Only the span from the line containing "Output the component" down to the line containing "const PURPLE = '#800080';" is to be printed, exactly and inclusively, with pictures omitted.

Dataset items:
# # #

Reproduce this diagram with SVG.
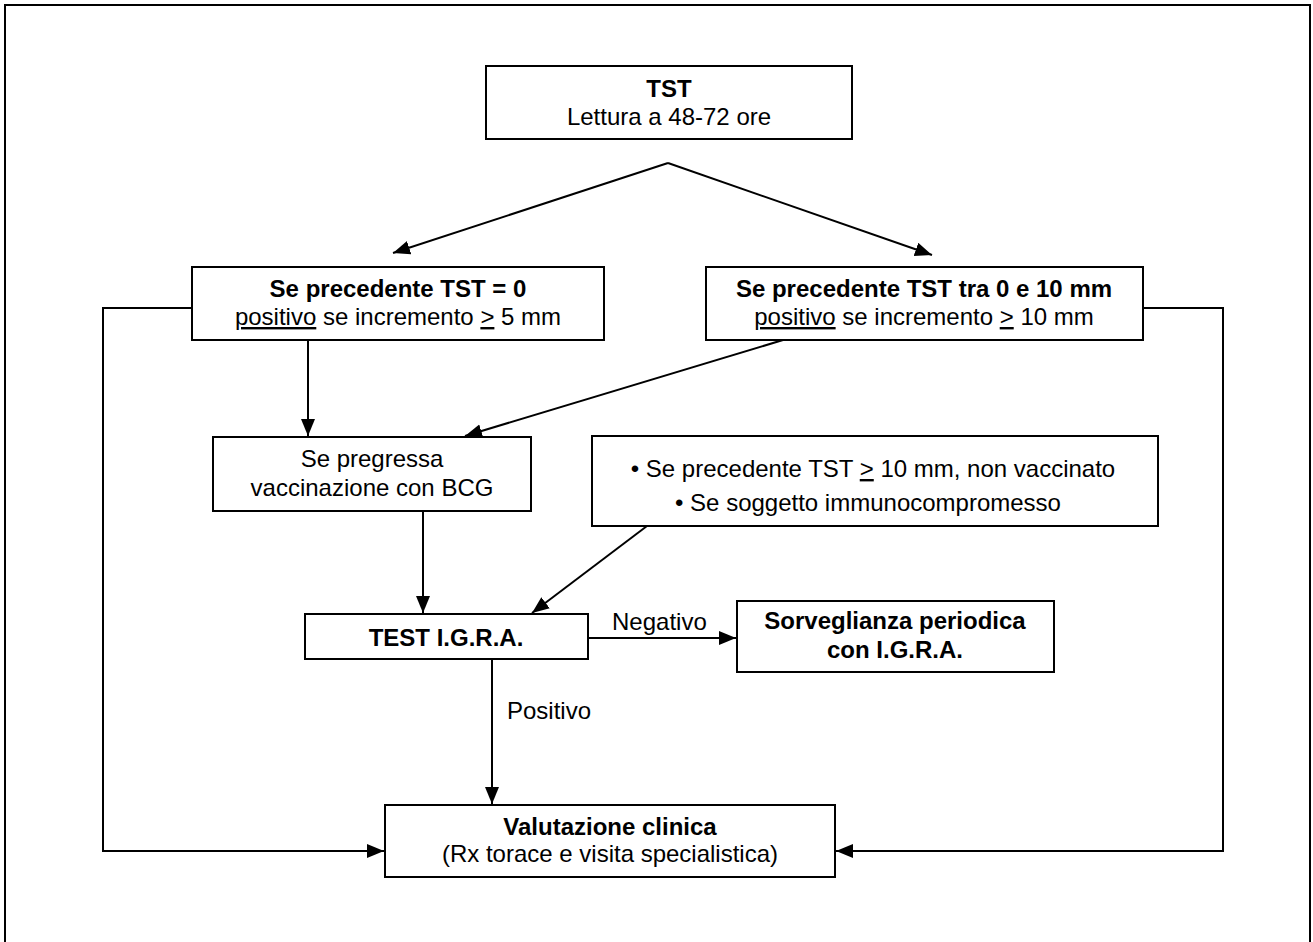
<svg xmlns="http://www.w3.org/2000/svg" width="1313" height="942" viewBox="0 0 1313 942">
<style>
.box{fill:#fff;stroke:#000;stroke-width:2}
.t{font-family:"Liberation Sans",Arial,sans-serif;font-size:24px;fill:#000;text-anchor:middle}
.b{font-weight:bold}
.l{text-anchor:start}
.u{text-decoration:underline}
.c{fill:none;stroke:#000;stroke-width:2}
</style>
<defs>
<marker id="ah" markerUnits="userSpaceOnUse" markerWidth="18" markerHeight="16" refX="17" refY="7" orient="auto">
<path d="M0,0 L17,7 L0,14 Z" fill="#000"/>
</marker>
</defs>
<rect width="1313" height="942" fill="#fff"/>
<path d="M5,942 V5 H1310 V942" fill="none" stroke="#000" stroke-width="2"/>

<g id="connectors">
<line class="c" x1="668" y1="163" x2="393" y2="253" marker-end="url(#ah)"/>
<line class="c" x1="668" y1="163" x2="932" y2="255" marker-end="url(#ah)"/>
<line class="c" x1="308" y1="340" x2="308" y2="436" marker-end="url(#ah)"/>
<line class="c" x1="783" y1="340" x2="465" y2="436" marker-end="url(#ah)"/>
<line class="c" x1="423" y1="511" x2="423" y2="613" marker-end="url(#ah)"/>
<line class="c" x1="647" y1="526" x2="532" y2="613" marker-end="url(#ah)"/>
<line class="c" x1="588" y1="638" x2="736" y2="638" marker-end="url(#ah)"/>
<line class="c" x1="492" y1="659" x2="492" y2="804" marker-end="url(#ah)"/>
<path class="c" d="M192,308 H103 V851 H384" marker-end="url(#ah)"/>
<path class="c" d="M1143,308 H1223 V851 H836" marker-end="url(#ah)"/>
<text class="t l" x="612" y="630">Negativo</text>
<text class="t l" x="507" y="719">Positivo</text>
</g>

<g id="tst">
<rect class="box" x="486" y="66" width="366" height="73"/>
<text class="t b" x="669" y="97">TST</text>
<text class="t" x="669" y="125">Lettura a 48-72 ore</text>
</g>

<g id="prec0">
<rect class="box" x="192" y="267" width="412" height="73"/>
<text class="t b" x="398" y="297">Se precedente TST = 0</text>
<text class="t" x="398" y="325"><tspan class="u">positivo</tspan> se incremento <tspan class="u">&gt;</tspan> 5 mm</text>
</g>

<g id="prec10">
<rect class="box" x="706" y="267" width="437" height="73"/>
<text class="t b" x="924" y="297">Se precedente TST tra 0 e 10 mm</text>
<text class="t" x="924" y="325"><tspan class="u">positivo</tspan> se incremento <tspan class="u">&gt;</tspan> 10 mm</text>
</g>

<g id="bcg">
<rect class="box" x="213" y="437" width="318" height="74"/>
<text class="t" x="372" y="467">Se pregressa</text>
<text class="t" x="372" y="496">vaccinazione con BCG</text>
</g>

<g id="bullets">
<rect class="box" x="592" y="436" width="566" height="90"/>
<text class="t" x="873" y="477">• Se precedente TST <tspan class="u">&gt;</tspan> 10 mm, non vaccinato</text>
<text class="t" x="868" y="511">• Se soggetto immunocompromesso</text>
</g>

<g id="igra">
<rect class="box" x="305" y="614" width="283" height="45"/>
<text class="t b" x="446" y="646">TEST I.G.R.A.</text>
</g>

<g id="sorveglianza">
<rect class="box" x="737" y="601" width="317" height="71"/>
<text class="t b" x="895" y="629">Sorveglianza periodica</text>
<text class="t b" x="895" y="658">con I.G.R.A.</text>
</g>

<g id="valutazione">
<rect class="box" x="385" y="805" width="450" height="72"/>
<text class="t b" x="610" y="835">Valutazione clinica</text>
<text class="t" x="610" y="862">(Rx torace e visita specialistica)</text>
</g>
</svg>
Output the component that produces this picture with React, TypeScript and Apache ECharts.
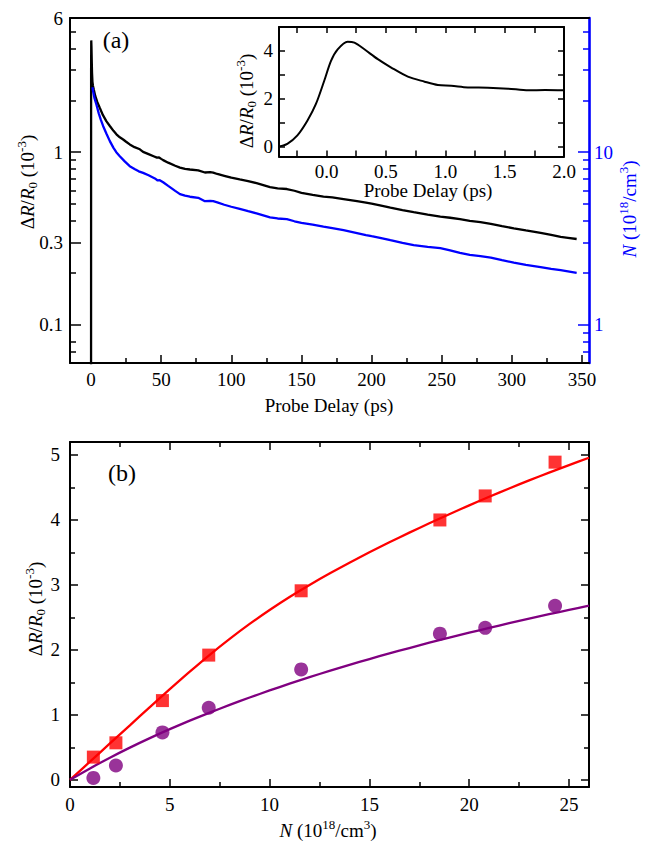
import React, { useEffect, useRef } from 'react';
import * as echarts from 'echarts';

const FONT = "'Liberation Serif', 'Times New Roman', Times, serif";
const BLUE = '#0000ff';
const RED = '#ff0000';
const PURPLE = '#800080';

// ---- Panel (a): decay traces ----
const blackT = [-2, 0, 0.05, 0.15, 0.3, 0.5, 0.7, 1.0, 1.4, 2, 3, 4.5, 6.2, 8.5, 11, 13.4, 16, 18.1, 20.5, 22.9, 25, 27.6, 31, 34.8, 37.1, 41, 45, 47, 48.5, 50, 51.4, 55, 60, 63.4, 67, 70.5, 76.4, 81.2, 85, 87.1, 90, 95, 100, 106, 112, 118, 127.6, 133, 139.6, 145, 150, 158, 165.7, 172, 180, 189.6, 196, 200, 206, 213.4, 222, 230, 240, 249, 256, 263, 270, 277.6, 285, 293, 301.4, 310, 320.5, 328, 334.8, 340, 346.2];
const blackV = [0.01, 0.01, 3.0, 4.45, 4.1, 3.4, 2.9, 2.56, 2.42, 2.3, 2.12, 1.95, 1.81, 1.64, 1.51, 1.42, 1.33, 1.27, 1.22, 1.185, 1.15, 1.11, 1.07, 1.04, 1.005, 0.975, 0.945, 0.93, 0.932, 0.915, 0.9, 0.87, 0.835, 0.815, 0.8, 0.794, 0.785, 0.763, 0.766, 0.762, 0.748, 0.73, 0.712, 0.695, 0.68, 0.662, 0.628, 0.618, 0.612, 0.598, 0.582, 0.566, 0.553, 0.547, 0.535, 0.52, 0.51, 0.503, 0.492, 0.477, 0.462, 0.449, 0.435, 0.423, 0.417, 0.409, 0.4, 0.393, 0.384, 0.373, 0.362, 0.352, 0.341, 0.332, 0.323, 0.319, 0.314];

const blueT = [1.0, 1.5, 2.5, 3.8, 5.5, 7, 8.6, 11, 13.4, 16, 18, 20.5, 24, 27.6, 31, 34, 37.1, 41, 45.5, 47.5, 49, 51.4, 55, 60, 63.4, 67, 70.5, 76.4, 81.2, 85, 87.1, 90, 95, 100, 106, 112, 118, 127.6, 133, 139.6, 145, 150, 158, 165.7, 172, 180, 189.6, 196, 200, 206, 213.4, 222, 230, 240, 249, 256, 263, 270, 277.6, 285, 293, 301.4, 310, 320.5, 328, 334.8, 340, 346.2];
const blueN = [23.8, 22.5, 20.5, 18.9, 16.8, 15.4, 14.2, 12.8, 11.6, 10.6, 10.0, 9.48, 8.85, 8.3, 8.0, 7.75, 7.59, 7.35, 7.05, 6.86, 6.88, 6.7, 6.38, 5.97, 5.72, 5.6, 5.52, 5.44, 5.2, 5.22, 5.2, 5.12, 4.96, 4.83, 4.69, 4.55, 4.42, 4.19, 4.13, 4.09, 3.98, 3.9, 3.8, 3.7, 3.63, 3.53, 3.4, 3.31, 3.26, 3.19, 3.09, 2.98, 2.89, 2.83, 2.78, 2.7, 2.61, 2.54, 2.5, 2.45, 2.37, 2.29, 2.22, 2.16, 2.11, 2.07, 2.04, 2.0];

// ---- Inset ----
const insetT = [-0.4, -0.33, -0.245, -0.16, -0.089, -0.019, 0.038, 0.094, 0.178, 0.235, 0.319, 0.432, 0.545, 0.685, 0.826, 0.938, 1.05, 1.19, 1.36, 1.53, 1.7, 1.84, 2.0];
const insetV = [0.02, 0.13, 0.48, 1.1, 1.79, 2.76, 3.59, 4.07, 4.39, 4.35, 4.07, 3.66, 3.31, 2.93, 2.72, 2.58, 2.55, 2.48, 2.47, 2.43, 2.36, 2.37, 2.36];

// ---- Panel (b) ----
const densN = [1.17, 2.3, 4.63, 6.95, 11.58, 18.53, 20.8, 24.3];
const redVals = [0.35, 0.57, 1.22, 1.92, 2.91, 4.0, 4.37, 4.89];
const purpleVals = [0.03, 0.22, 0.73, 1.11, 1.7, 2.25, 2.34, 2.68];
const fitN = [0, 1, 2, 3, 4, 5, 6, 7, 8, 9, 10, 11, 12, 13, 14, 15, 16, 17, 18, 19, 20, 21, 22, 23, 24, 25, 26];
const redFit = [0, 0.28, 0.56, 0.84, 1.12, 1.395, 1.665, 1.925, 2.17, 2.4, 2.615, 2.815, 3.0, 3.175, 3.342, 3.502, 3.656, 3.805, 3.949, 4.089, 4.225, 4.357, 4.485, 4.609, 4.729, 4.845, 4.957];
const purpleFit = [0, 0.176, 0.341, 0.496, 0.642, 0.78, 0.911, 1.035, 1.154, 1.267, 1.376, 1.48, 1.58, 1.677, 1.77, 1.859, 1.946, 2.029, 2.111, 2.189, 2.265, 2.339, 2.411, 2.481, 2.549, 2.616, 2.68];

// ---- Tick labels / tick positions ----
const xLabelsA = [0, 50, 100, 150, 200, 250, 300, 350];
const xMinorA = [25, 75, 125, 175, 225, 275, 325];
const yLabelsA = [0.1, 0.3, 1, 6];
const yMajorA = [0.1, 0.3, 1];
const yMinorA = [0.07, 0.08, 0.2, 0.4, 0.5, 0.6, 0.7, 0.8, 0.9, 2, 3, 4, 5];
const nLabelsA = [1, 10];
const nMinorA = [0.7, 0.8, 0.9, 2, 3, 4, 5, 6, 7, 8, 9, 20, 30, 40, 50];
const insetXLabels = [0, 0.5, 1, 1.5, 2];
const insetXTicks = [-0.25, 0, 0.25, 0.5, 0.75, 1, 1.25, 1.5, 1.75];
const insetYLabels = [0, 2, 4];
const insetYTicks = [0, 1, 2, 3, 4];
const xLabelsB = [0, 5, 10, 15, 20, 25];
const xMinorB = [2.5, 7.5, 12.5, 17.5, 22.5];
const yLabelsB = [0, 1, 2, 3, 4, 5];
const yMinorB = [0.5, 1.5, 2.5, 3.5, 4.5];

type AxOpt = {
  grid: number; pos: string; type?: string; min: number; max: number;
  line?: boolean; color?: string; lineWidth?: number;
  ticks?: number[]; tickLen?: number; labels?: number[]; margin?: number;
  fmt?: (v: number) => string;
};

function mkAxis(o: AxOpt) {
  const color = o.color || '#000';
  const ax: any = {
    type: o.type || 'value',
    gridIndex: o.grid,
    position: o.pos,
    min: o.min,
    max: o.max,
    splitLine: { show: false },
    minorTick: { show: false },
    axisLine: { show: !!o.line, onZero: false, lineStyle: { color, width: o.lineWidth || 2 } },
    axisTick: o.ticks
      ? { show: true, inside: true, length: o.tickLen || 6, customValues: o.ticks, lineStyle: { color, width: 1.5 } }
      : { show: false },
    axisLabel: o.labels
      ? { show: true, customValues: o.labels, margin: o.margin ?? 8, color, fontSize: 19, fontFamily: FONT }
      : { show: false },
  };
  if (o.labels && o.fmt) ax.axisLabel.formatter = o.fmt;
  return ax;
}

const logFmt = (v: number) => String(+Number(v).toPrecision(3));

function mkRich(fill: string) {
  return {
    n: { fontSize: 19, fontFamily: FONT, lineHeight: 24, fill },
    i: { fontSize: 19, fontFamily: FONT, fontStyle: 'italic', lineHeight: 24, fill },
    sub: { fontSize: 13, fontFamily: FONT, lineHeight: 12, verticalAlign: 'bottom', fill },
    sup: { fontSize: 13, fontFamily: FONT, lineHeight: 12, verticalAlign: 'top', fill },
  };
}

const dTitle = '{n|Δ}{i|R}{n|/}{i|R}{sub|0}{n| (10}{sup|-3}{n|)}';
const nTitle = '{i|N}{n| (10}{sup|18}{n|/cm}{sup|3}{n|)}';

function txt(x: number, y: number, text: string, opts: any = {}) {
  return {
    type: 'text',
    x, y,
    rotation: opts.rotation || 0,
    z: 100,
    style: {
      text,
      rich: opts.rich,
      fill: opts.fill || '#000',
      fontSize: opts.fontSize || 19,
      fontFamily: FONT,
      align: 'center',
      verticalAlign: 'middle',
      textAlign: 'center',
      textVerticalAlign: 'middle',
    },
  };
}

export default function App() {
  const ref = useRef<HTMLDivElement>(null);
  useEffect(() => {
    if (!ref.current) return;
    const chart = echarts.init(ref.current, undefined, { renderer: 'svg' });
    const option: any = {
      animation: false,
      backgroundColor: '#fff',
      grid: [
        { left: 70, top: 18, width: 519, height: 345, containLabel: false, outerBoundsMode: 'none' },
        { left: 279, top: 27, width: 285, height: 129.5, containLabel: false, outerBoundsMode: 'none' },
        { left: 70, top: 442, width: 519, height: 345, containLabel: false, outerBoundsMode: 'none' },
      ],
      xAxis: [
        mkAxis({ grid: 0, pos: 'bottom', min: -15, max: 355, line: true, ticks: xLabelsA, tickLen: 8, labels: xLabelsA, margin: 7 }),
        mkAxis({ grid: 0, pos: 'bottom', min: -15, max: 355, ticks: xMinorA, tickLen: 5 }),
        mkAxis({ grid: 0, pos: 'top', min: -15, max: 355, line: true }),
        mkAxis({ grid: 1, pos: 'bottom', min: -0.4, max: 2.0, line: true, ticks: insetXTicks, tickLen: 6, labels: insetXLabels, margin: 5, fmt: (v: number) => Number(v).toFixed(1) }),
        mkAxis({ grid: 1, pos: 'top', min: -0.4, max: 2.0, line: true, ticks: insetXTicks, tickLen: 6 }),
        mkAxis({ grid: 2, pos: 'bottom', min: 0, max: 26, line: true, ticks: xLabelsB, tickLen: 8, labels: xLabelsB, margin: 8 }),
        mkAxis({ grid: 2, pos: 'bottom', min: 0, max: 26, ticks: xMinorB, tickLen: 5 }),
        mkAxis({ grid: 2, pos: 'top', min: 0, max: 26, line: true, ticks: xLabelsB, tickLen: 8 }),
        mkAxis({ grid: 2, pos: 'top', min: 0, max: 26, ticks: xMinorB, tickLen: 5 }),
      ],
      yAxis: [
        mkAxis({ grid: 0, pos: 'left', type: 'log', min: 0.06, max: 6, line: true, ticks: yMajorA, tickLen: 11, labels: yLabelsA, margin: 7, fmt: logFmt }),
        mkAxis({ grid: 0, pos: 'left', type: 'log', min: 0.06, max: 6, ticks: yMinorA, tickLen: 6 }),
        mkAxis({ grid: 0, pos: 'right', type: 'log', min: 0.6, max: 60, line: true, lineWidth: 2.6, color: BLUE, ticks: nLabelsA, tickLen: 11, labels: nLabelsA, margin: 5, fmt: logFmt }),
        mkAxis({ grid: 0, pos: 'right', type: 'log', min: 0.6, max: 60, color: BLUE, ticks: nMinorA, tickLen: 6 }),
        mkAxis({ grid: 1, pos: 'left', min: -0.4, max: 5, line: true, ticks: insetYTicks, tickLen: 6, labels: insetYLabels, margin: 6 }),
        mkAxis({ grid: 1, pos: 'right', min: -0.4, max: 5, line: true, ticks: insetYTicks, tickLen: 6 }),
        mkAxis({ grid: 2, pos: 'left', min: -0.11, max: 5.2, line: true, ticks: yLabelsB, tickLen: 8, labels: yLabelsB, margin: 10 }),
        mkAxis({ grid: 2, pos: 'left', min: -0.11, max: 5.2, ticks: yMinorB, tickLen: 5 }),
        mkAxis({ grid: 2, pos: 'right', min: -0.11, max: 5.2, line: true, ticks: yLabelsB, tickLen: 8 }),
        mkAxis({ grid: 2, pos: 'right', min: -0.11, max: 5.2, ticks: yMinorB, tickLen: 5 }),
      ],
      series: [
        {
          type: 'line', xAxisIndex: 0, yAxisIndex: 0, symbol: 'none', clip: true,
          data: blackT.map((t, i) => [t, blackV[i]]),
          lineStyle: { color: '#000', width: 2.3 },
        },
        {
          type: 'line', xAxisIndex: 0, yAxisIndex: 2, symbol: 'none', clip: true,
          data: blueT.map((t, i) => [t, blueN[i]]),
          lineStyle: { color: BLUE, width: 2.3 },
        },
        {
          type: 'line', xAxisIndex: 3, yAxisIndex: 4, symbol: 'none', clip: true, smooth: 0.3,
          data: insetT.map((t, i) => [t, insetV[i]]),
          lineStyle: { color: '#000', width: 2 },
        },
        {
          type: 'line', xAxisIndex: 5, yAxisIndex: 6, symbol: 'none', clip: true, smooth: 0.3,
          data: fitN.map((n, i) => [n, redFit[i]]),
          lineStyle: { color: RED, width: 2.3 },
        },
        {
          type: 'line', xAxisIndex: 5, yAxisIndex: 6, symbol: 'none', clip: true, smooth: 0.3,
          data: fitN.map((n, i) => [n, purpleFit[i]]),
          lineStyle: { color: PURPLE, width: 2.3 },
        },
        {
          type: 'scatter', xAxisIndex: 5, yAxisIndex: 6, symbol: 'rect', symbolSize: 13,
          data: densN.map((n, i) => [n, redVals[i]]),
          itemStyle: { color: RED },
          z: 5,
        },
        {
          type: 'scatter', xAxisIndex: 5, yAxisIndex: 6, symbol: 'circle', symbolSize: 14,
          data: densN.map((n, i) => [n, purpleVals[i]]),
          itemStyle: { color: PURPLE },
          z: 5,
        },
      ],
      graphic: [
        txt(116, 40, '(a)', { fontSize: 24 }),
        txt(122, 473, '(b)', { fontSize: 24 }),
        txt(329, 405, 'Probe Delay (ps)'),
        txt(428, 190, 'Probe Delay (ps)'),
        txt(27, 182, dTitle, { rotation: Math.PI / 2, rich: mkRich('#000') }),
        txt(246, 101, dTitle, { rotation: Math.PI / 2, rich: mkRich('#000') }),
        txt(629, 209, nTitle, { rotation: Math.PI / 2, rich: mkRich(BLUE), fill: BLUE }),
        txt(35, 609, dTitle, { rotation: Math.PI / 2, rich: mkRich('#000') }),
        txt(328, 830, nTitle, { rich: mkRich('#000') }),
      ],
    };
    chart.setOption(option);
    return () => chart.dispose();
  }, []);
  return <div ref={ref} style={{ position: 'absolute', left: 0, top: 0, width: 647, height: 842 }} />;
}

# # #

> **SOLUTION**:
Output the component that produces this picture with React, TypeScript and Apache ECharts.
import React, { useEffect, useRef } from 'react';
import * as echarts from 'echarts';

const FONT = "'Liberation Serif', 'Times New Roman', Times, serif";
const BLUE = '#0000ff';
const RED = '#ff0000';
const PURPLE = '#800080';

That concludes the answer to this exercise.